**DIRECTIONS FOR THIS TASK**: Locate the string "that" throughout the material and copy every line in which it occurs.

**ENTRIES SHOWN**:
+++++

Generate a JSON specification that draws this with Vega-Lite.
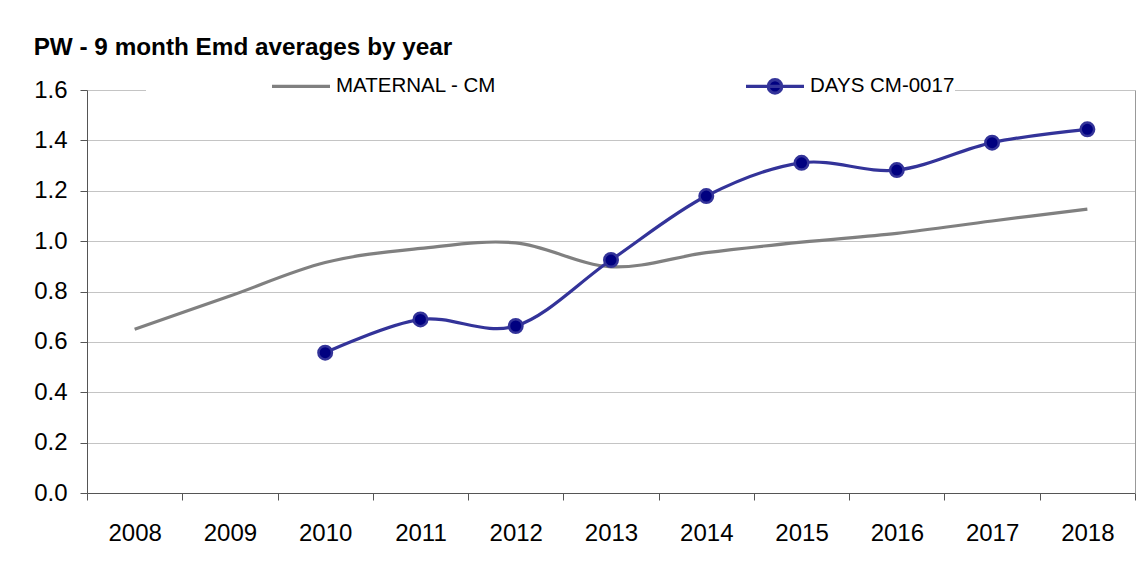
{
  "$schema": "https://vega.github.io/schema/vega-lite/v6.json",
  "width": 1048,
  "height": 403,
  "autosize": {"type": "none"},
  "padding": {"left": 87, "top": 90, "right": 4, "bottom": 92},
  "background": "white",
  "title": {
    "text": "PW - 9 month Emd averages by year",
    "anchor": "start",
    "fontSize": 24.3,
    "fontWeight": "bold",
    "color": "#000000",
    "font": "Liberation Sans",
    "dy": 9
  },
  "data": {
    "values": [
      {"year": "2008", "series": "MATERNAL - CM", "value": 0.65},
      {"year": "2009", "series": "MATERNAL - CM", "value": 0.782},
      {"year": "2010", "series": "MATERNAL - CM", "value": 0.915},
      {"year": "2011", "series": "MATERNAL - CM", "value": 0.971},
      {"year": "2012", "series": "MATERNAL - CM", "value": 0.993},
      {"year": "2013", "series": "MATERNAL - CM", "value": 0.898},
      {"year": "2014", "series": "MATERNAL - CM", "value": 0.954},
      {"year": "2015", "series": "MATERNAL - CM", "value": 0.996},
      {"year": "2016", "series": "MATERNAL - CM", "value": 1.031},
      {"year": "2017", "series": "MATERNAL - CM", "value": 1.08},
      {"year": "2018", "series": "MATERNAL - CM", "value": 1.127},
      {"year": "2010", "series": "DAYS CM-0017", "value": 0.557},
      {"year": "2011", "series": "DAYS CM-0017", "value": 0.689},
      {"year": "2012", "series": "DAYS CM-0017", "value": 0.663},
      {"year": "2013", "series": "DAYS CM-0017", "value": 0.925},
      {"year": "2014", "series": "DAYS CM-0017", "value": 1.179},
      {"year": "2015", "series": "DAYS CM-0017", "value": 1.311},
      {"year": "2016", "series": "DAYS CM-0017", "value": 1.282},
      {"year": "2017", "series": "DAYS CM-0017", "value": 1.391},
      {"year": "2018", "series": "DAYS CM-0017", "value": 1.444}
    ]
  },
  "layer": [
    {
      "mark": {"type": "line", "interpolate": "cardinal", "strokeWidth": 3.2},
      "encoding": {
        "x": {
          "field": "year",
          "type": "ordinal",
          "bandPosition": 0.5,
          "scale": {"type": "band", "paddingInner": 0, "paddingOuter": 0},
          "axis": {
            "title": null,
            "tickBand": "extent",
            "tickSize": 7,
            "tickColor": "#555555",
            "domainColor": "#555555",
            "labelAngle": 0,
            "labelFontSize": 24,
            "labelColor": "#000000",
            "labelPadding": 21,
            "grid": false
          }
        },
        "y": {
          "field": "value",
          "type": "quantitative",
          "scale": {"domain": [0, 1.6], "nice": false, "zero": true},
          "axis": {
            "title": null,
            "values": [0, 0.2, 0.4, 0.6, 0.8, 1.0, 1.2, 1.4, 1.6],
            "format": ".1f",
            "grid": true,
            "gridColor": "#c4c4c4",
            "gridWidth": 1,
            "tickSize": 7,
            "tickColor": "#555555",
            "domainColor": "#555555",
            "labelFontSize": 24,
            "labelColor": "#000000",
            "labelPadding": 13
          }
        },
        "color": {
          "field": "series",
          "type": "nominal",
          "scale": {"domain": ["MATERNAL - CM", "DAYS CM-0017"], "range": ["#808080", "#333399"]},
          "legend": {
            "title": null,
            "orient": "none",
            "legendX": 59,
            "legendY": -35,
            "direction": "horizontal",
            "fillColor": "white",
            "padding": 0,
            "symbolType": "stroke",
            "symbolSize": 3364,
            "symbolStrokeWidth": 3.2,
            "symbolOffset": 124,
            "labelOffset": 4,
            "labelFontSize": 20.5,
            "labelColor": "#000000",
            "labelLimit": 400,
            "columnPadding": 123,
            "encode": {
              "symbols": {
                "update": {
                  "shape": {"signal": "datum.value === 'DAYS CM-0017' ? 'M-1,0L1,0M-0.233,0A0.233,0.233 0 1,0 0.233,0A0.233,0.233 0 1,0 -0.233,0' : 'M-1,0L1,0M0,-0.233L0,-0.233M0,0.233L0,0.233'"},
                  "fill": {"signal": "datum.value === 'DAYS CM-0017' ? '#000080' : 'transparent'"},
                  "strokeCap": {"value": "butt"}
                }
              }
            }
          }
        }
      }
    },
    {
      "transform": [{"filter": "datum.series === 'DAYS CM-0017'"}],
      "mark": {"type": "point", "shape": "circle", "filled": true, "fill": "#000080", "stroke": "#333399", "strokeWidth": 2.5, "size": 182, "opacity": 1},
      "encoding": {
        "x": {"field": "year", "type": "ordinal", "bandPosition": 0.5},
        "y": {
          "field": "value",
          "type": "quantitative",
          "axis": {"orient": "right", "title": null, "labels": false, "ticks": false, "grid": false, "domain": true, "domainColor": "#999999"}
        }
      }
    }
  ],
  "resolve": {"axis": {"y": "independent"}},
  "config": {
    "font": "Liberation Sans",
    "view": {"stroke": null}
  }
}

+++++

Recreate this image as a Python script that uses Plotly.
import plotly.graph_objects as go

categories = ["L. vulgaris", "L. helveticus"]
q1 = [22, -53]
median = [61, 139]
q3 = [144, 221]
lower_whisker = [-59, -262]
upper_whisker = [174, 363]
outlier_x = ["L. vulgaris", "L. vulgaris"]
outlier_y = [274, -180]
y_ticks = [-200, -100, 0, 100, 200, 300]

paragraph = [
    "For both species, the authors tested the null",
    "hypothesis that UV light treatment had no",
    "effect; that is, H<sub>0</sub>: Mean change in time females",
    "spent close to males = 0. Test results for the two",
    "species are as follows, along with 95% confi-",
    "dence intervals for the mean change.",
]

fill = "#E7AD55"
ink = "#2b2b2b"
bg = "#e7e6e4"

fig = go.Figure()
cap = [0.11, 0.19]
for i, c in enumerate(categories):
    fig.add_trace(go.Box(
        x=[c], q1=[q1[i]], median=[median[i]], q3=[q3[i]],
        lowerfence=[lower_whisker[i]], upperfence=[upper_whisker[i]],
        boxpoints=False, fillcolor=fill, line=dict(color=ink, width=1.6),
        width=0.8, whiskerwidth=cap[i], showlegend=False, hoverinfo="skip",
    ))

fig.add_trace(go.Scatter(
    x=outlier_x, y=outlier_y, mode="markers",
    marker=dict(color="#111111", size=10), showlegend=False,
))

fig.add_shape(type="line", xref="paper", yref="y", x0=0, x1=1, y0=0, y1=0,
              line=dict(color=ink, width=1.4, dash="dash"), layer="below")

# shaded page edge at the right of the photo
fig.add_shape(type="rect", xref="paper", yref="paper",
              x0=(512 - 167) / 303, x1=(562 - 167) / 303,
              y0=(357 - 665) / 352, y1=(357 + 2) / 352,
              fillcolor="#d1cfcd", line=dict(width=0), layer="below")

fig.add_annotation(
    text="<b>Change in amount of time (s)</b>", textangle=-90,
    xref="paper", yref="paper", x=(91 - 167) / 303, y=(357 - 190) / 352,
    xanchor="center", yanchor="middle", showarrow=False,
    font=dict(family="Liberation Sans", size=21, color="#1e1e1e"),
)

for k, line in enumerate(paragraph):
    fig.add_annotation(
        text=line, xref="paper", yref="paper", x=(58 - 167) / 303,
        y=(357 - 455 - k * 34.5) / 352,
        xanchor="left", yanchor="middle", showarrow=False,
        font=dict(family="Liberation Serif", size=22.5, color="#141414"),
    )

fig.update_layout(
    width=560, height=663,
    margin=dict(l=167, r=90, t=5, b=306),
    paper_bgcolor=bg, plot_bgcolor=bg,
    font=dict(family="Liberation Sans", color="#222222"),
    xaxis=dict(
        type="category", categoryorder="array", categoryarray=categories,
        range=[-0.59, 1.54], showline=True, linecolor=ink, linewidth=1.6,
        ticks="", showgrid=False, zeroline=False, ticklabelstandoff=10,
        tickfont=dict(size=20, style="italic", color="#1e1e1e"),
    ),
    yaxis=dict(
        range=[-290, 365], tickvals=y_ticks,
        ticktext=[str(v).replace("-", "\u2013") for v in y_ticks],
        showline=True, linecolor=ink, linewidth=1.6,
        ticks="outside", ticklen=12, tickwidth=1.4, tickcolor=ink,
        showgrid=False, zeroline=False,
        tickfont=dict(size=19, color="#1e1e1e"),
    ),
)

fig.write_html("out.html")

+++++

**ANSWER TO THE EXERCISE**:
Generate a JSON specification that draws this with Vega-Lite.
Recreate this image as a Python script that uses Plotly.
    "hypothesis that UV light treatment had no",
    "effect; that is, H<sub>0</sub>: Mean change in time females",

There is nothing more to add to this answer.